The Eastern Bluebird and I create together a moment of awe and wonder. Instantly, I begin to be anchored in my presence and become immersed in its gaze. It is not I who is trying to understand him, but he who is acknowledging my sense of aliveness. In this exact moment, the black grid disappears. No barriers exist; we immerse ourselves in each other’s felt worlds. In a world where I often feel lonely despite being an extrovert, I feel seen and heard. I would have never predicted that a bird would recognize me for my existence and my whole being.
I am in awe of this small creature. I admire his sky-coloured wings, rusty-red chest and pearly white belly. He appears so soft, so sweet. When I move a few inches, he moves too. How is he not flying away? Usually, when I approach a place where birds casually sunbathe or eat, they fly away. Even my friends, Sasha and Simran’s pet birds, Leo and Bloom, do not exactly care to engage with me, even though I have interacted with them more than a hundred times. What is this Eastern Bluebird doing so close to my face? Does this proximity help him feel my aliveness? Can he feel deep within my soul? All my joys and sorrows? My heartaches? What about the moments of love and gratitude, embodied deep within my sense of being and belonging? Can he sense the real, authentic me? Is he judging me? Or is he immersing within the depths of my aliveness?
He begins to move his little blue head as if he is analyzing me.
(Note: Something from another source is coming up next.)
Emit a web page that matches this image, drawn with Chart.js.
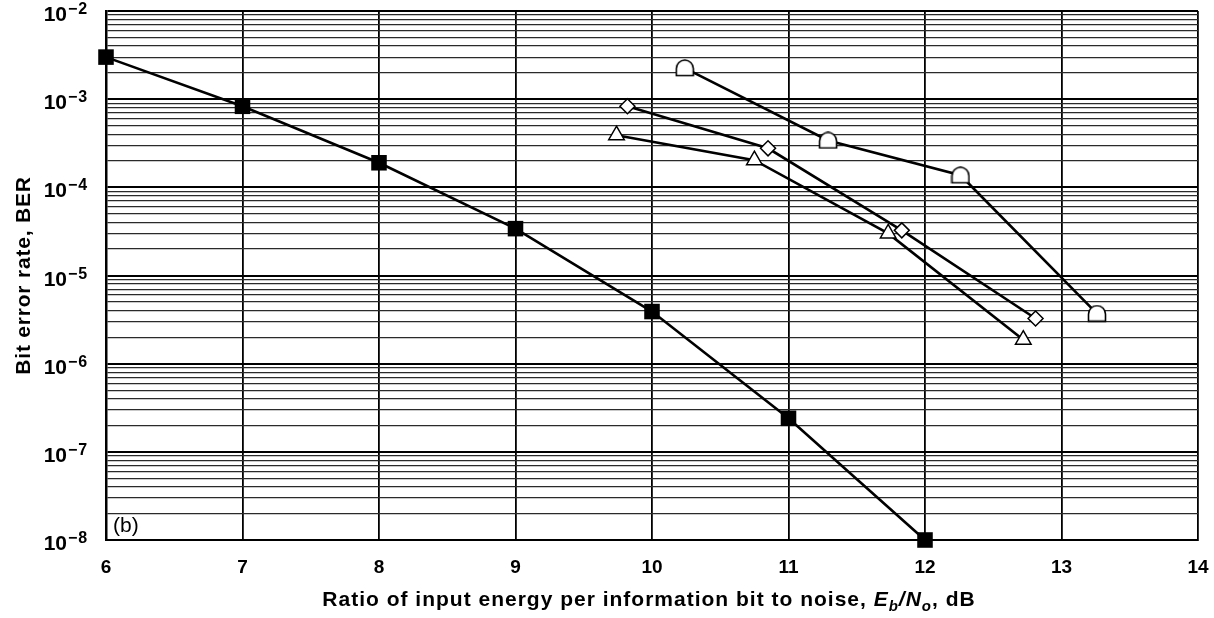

And, suddenly, he chirps while still looking me in the eyes. I smile and say, “Hi, you!” and he responds with a few more chirping sounds as if he were replying to me with a complete sentence. He spreads his wings and flies in a circle, still close to the black grid. I move a little, and he lands right in front of my face again. This time, I feel the electric wind created by his strong wings on my face. Startled, I close my eyes by reflex. How can a little bird make such a powerful impact? I open my eyes to see him staring at me once again. I exclaim, “What are you searching for?” and he replies with a soothing, flute-like birdsong. I feel an atmosphere of healing, protection and love surrounding me. Listening, as in paying attention to his melody and sense of being, evokes a groundness, as I am being pulled into a sphere of life. The gentle chirping grounds my soul in a stillness, a stillness of movements, anchoring an awareness in the simplicity of the present moment. I tear up and feel warmth travel through my cold body. Is this how it feels to be known by an Eastern bluebird?
It is as though the world stopped moving, and the only movement that is felt is through each inhale and exhale. Rejuvenating inhales and exhales; vitalizing inhales and exhales; anchoring inhales and exhales; ones that allow me to cultivate a meaningful awareness of the experiences and expressions of breathing. A few minutes ago, I recognized and immersed myself within the aliveness of the Coral Aphelandra, and now I find myself in a serendipitous encounter with an Eastern Bluebird who is recognizing my aliveness. Being immersed in their species worlds, I begin to understand the intensity, abundance, and sheer depths of Aliveness dwelling within the Biodome’s atmospheres.